Salk researcher Samuel L. Pfaff has been awarded a $15.6 million grant by the California Institute for Regenerative Medicine (CIRM) for translational research focusing on developing a novel stem cell-based therapy for Amyotrophic Lateral Sclerosis (ALS) – or Lou Gehrig's Disease.
Pfaff, a professor in the Salk's Gene Expression Laboratory and an investigator for the Howard Hughes Medical Institute, will lead the group of researchers who will work on the four-year project, which marks the first CIRM funding explicitly expected to result in FDA approval for clinical trials.

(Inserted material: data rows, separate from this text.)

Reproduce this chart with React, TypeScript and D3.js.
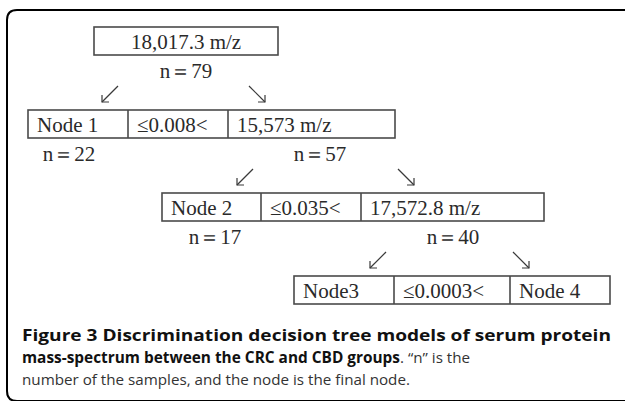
import React from "react";
import { scaleLinear, hierarchy } from "d3";

// split features (m/z) and the sample count reaching each split
const splitFeatures = ["18,017.3 m/z", "15,573 m/z", "17,572.8 m/z"];
const splitN = [79, 57, 40];
// final nodes and their counts
const leafLabels = ["Node 1", "Node 2", "Node3", "Node 4"];
const leafN = [22, 17];
const thresholds = ["≤0.008<", "≤0.035<", "≤0.0003<"];

const captionBold1 = "Figure 3 Discrimination decision tree models of serum protein";
const captionBold2 = "mass-spectrum between the CRC and CBD groups";
const captionRest2 = ". \u201cn\u201d is the";
const captionLine3 = "number of the samples, and the node is the final node.";

// layout (pixels)
const rowLeft = [94, 28, 162, 294];
const cellWidths = [[184], [100, 100, 167], [99, 100, 183], [100, 116, 100]];
const nLabelX = [[186], [69, 320], [215, 453]];
const arrowX = [[110, 257], [245, 406], [378, 521]];
const boxH = 28;

const serif = "'Liberation Serif', 'Times New Roman', serif";
const sans = "'Open Sans', 'Noto Sans', sans-serif";

type TreeNode = { text: string[]; n?: number[]; children?: TreeNode[] };

// build the chain of split rows from the arrays
function buildTree(): TreeNode {
  const rows: TreeNode[] = [{ text: [splitFeatures[0]], n: [splitN[0]] }];
  for (let k = 1; k <= thresholds.length; k++) {
    const right = k < splitFeatures.length ? splitFeatures[k] : leafLabels[leafLabels.length - 1];
    rows.push({
      text: [leafLabels[k - 1], thresholds[k - 1], right],
      n: k < splitN.length ? [leafN[k - 1], splitN[k]] : undefined,
    });
  }
  for (let i = rows.length - 2; i >= 0; i--) rows[i].children = [rows[i + 1]];
  return rows[0];
}

export default function App() {
  const root = hierarchy(buildTree());
  const nodes = root.descendants();
  const y = scaleLinear().domain([0, 3]).range([27, 276]);

  return (
    <svg
      width={625}
      height={401}
      style={{ position: "absolute", left: 0, top: 0, background: "#fff" }}
    >
      <path
        d="M 630 10 H 17 Q 7 10 7 20 V 391 Q 7 401 17 401 H 630"
        fill="none"
        stroke="#000"
        strokeWidth={2}
      />
      {nodes.map((node) => {
        const d = node.depth;
        const top = y(d);
        const widths = cellWidths[d];
        let x0 = rowLeft[d];
        const cells = node.data.text.map((t, i) => {
          const cx = x0;
          x0 += widths[i];
          return { t, cx, w: widths[i] };
        });
        const total = widths.reduce((a, b) => a + b, 0);
        return (
          <g key={d}>
            <rect
              x={rowLeft[d]}
              y={top}
              width={total}
              height={boxH}
              fill="#fff"
              stroke="#4a4a4a"
              strokeWidth={1.6}
            />
            {cells.map((c, i) => (
              <g key={i}>
                {i > 0 && (
                  <line x1={c.cx} x2={c.cx} y1={top} y2={top + boxH} stroke="#4a4a4a" strokeWidth={1.6} />
                )}
                <text
                  x={d === 0 ? c.cx + c.w / 2 : c.cx + 9}
                  y={top + 22}
                  textAnchor={d === 0 ? "middle" : "start"}
                  fontFamily={serif}
                  fontSize={21}
                  fill="#2a2a2a"
                >
                  {c.t}
                </text>
              </g>
            ))}
            {node.data.n &&
              node.data.n.map((n, i) => (
                <text
                  key={"n" + i}
                  x={nLabelX[d][d === 0 ? 0 : i]}
                  y={top + boxH + 23}
                  textAnchor="middle"
                  fontFamily={serif}
                  fontSize={21}
                  fill="#2a2a2a"
                >
                  {"n\uFF1D" + n}
                </text>
              ))}
            {node.children && arrowX[d] && (
              <g stroke="#3a3a3a" strokeWidth={1.2} fill="none">
                {arrowX[d].map((ax, i) => {
                  const y0 = top + boxH + 31;
                  const y1 = y0 + 16;
                  const s = i === 0 ? -1 : 1;
                  const xs = ax - s * 8;
                  const xe = ax + s * 8;
                  return (
                    <g key={i}>
                      <line x1={xs} y1={y0} x2={xe} y2={y1} />
                      <polyline points={`${xe},${y1 - 7} ${xe},${y1} ${xe - s * 7},${y1}`} />
                    </g>
                  );
                })}
              </g>
            )}
          </g>
        );
      })}
      <text
        x={22}
        y={341}
        fontFamily={sans}
        fontSize={16.5}
        fontWeight={700}
        fill="#111"
        textLength={589}
        lengthAdjust="spacingAndGlyphs"
      >
        {captionBold1}
      </text>
      <text x={22} y={363} fontFamily={sans} fontSize={15.4} fill="#333">
        <tspan fontWeight={700} fill="#111">{captionBold2}</tspan>
        <tspan fontSize={15.2}>{captionRest2}</tspan>
      </text>
      <text x={22} y={385} fontFamily={sans} fontSize={15.2} fill="#333">
        {captionLine3}
      </text>
    </svg>
  );
}
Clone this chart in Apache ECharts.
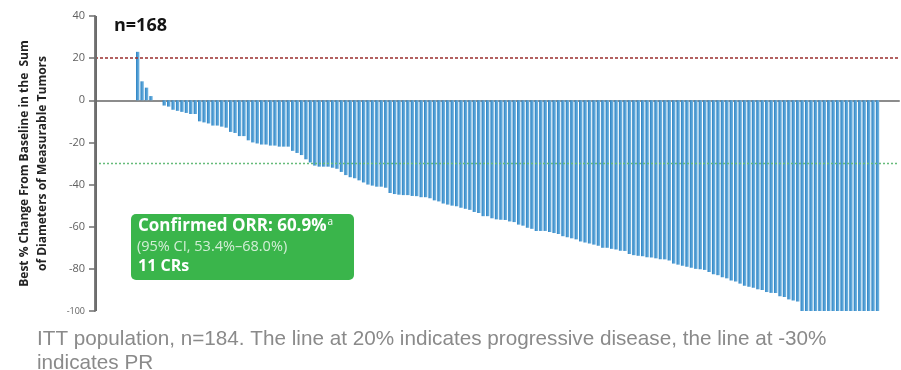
<!DOCTYPE html>
<html>
<head>
<meta charset="utf-8">
<script src="https://cdn.jsdelivr.net/npm/echarts@6/dist/echarts.min.js"></script>
<style>
  html, body { margin: 0; padding: 0; background: #ffffff; }
  #chart { width: 901px; height: 370px; }
</style>
</head>
<body>
<div id="chart"></div>
<script>
// Best % change from baseline in target lesions, one value per patient (sorted waterfall)
const bestChange = [
  23, 9, 6, 2, 0, 0,
  -2.5, -3, -4.5, -5, -5.5, -6, -6.5, -6.5, -10, -10.5,
  -11, -12, -12, -12.5, -13, -15, -15.5, -17, -17, -19,
  -20, -20.5, -21, -21, -21.5, -21.5, -22, -22, -22, -24,
  -25, -26, -28, -29.5, -31, -31.5, -31.5, -31.5, -32, -32.5,
  -34, -35.5, -36.5, -37, -38, -39, -40, -40.5, -41, -41,
  -41.5, -44, -44.5, -44.8, -45, -45, -45.4, -45.5, -46, -46,
  -46.5, -47.5, -48, -49, -49.5, -50, -50.3, -51, -51.5, -52,
  -53, -53.5, -55, -55, -56, -56.5, -56.7, -56.8, -57.5, -57.8,
  -59, -59.5, -60.5, -61, -62, -62, -62, -62.5, -63, -63.5,
  -64.5, -65, -65.5, -66, -67, -67.5, -68, -68.5, -69, -70,
  -70, -70.5, -70.8, -71.4, -71.5, -73, -73.5, -73.8, -74, -74.5,
  -74.6, -75, -75.4, -75.5, -76, -77.5, -78, -78.5, -79, -79.5,
  -80, -80.2, -80.5, -81.5, -82.5, -83, -84, -84.5, -85.5, -86,
  -87, -88, -88.5, -89, -89.7, -90, -91, -91.4, -91.5, -93,
  -93.3, -94.5, -95, -95.5,
  -100, -100, -100, -100, -100, -100, -100, -100, -100,
  -100, -100, -100, -100, -100, -100, -100, -100, -100
];

// Patient positions along the horizontal axis (1..n)
const patientIndex = bestChange.map((_, i) => i + 1);

// Horizontal extent of the plot, in patient-position units
const xMin = -8.64;
const xMax = 172.85;
// Left rule sits just inside the plot edge
const leftRule = xMin + 0.25;

// Y axis range and step
const yMin = -100;
const yMax = 40;
const yStep = 20;

// Reference thresholds
const progressiveDisease = 20;
const partialResponse = -30;

// Text
const sampleLabel = 'n=168';
const yTitle = 'Best % Change From Baseline in the  Sum\nof Diameters of Measurable Tumors';
const orrLines = ['Confirmed ORR: 60.9%', 'a', '(95% CI, 53.4%\u201368.0%)', '11 CRs'];
const footnote = 'ITT population, n=184. The line at 20% indicates progressive disease, the line at -30%\nindicates PR';

const chart = echarts.init(document.getElementById('chart'), null, { renderer: 'canvas' });

const barColor = new echarts.graphic.LinearGradient(0, 0, 1, 0, [
  { offset: 0, color: '#2b82c3' },
  { offset: 1, color: '#78b9e4' }
]);

chart.setOption({
  animation: false,
  backgroundColor: '#ffffff',
  title: {
    text: sampleLabel,
    left: 109,
    top: 12,
    textStyle: { fontFamily: 'Open Sans', fontSize: 18, fontWeight: 'bold', color: '#141414' }
  },
  grid: {
    left: 95,
    right: 2,
    top: 16,
    bottom: 59,
    outerBoundsMode: 'none'
  },
  xAxis: {
    type: 'value',
    min: xMin,
    max: xMax,
    axisLine: { show: true, onZero: true, lineStyle: { color: '#8c8c8c', width: 2 } },
    axisTick: { show: false },
    axisLabel: { show: false },
    splitLine: { show: false }
  },
  yAxis: {
    type: 'value',
    position: 'left',
    min: yMin,
    max: yMax,
    interval: yStep,
    name: yTitle,
    nameLocation: 'middle',
    nameRotate: 90,
    nameGap: 43,
    nameTextStyle: {
      fontFamily: 'Open Sans',
      fontSize: 12,
      fontWeight: 'bold',
      color: '#222222',
      lineHeight: 18
    },
    axisLine: { show: true, onZero: false, lineStyle: { color: '#707070', width: 1.8 } },
    axisTick: { show: true, inside: false, length: 6, lineStyle: { color: '#707070', width: 1.5 } },
    axisLabel: {
      margin: 10,
      fontFamily: 'Open Sans',
      fontSize: 11,
      color: '#5f5f5f',
      formatter: v => (v === yMin ? '{s|' + v + '}' : String(v)),
      rich: { s: { fontFamily: 'Open Sans', fontSize: 9, color: '#5f5f5f' } }
    },
    splitLine: { show: false },
    z: 5
  },
  series: [{
    type: 'bar',
    data: patientIndex.map((x, i) => [x, bestChange[i]]),
    barWidth: 3.4,
    itemStyle: { color: barColor },
    silent: true,
    clip: false,
    markLine: {
      silent: true,
      symbol: 'none',
      label: { show: false },
      data: [
        { yAxis: progressiveDisease, lineStyle: { color: '#9b2e2e', type: [3, 2], width: 1.6 } },
        { yAxis: partialResponse, lineStyle: { color: '#66bb7a', type: [2, 2], width: 1.3 } },
        // left axis rule along the plot edge
        { xAxis: leftRule, lineStyle: { color: '#6a6a6a', type: 'solid', width: 2 } }
      ]
    }
  }],
  graphic: [
    {
      type: 'group',
      left: 131,
      top: 214,
      children: [
        {
          type: 'rect',
          shape: { x: 0, y: 0, width: 223, height: 66, r: 5 },
          style: { fill: '#3ab54b' }
        },
        {
          type: 'text',
          x: 7,
          y: 3,
          style: {
            text: '{b|' + orrLines[0] + '}{sup|' + orrLines[1] + '}',
            rich: {
              b: { fontFamily: 'Open Sans', fontSize: 17, fontWeight: 'bold', fill: '#ffffff' },
              sup: { fontFamily: 'Open Sans', fontSize: 10, fill: '#ffffff', verticalAlign: 'top', padding: [0, 0, 9, 1] }
            }
          }
        },
        {
          type: 'text',
          x: 6,
          y: 25,
          style: { text: orrLines[2], fontFamily: 'Open Sans', fontSize: 14.5, fill: '#d3eed6' }
        },
        {
          type: 'text',
          x: 7,
          y: 44,
          style: { text: orrLines[3], fontFamily: 'Open Sans', fontSize: 16, fontWeight: 'bold', fill: '#ffffff' }
        }
      ]
    },
    {
      type: 'text',
      left: 37,
      top: 327,
      style: {
        text: footnote,
        fontFamily: 'Liberation Sans',
        fontSize: 20.7,
        lineHeight: 24,
        fill: '#8a8a8a'
      }
    }
  ]
});
</script>
</body>
</html>
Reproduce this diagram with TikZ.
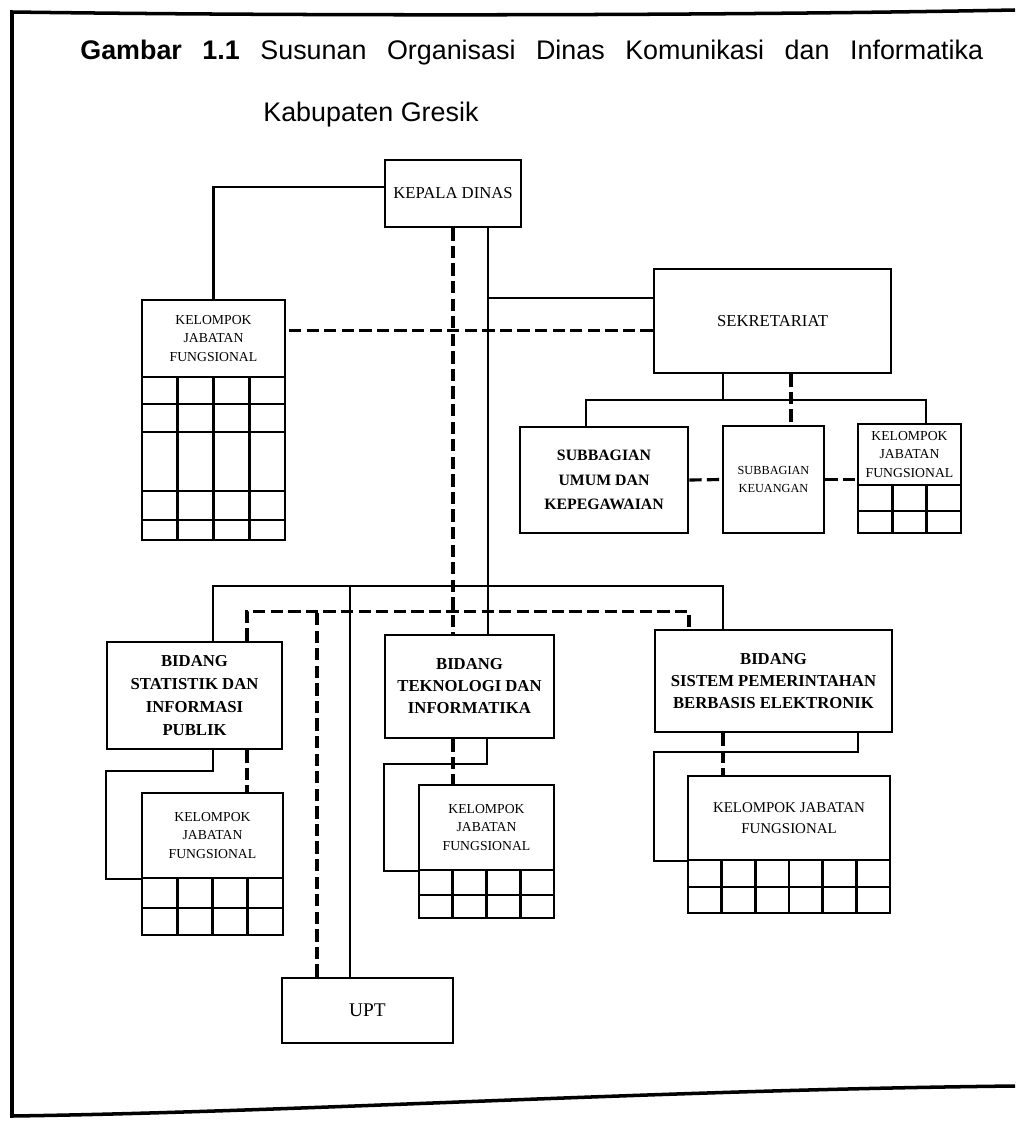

The research team will focus on astrocytes, the star-shaped support cells that provide nutrients for nearby motor neurons. Working with six different lines of human embryonic stem cells (hESC), the team will grow clinical-grade astrocyte precursor cells and identify the line that is best suited for implantation in laboratory models.
They hypothesize that the transplanted human astrocyte precursors (hAP) will mature into astrocytes in vivo and provide support for diseased spinal motor neurons. Astrocytes are also capable of clearing excess neurotoxic glutamate and could thereby slow or halt the progression of ALS by preventing motor neuron degeneration.
Once the astrocyte precursors are tested for efficacy and safety to minimize the possibility of tumorigenesis, the next step will be to move forward with human clinical trials after approval by the FDA, says Pfaff.
"This team grant is a natural fit for San Diego because it capitalizes on the strength of neuromuscular disease research from the local scientific community," says Pfaff. "The standard has been set very high on this project because we are aiming to grow a safe population of astrocytes that can be introduced into patients. Our success will be measured by whether it will help extend the lives of patients suffering from ALS."